The merger between Grab and rival Uber in March has made it difficult for new entrants to compete with the ride-hailing giant, said observers, and measures proposed by Singapore's competition watchdog yesterday are a right move to tackle it.
They also said that by requiring Grab to remove any exclusivity obligations imposed on drivers and maintain pre-merger pricing and commission rates, the ride-hailing market's contestability should hopefully be restored.
The experts were responding to yesterday's announcement by the Competition and Consumer Commission of Singapore (CCCS) that it had provisionally found that the Grab-Uber mergerinfringed the Competition Act.
Under the tie-up agreement, Uber sold its South-east Asian business, including Singapore's, to Grab in exchange for a 27.5 per cent stake in the latter company.
National University of Singapore's (NUS) law faculty Sheridan Fellow Kenneth Khoo said that in the ride-hailing business, a platform becomes more attractive to both users and drivers as their numbers increase because of efficiencies in matching both parties.
This means a new entrant like Ryde or Go-Jek starts off with a "major disadvantage" because it will have far fewer users, making it difficult to reach a big enough scale to challenge Grab.

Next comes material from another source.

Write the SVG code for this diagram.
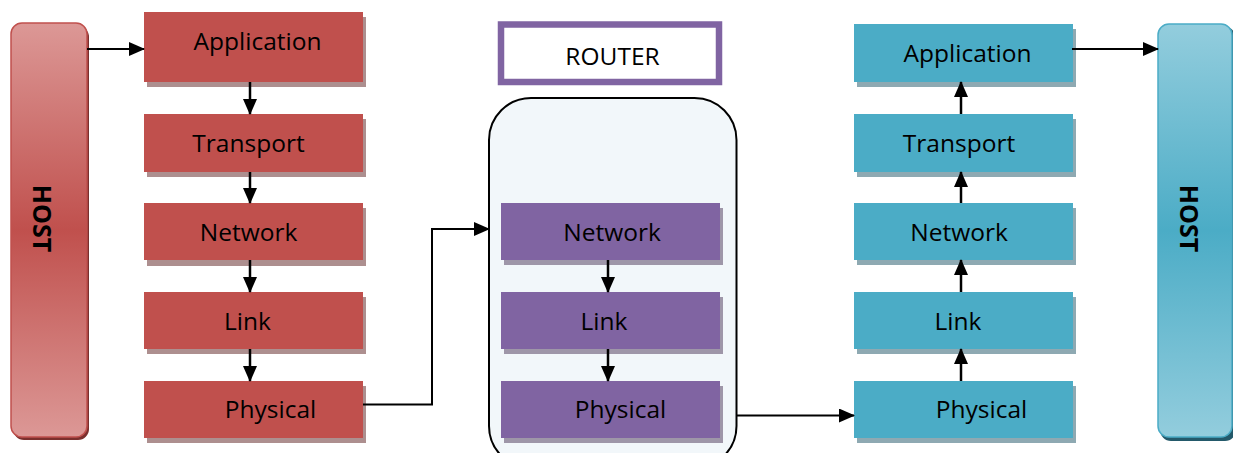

"The problem is worsened if and when Grab imposes exclusivity obligations on its drivers so that they cannot easily switch over to a competing platform," he said. Removing these is thus an important measure, he added.
But NUS law faculty's Associate Professor Burton Ong said the CCCS' measures may have "limited effect" in restoring competition.
"Without details about how rigorously these measures will be implemented - for example, whether the CCCS will put an absolute prohibition on price increases and withdrawal of driver incentives - and how long they will be kept in place, it is hard to predict whether new entrants can effectively challenge Grab's dominance," he added.
Lawyer Kala Anandarajah, who heads Rajah & Tann's competition and antitrust and trade team, said that while the CCCS' measures will presumably bring back market competition, the fact remains that Uber has exited the sector.
Ms Anandarajah said the effects of the CCCS measures will not be seen overnight, but with existing technology and non-exclusive access to the platform, they could happen quite fast, she added.
Private-hire car driver S.K. Tan, 62, agrees with the CCCS' measures, saying drivers should be free to operate on any platform and not be punished with reduced incentives for doing so.
Mr Yap Shiwen, 32, who takes Grab at least twice a week, reckons that fares have risen between 10 per cent and 20 per cent since the Grab-Uber merger.
Mr Yap, a contributing editor for a tech blog, said the increase "may be a correction to market rates after a sustained price war with Uber".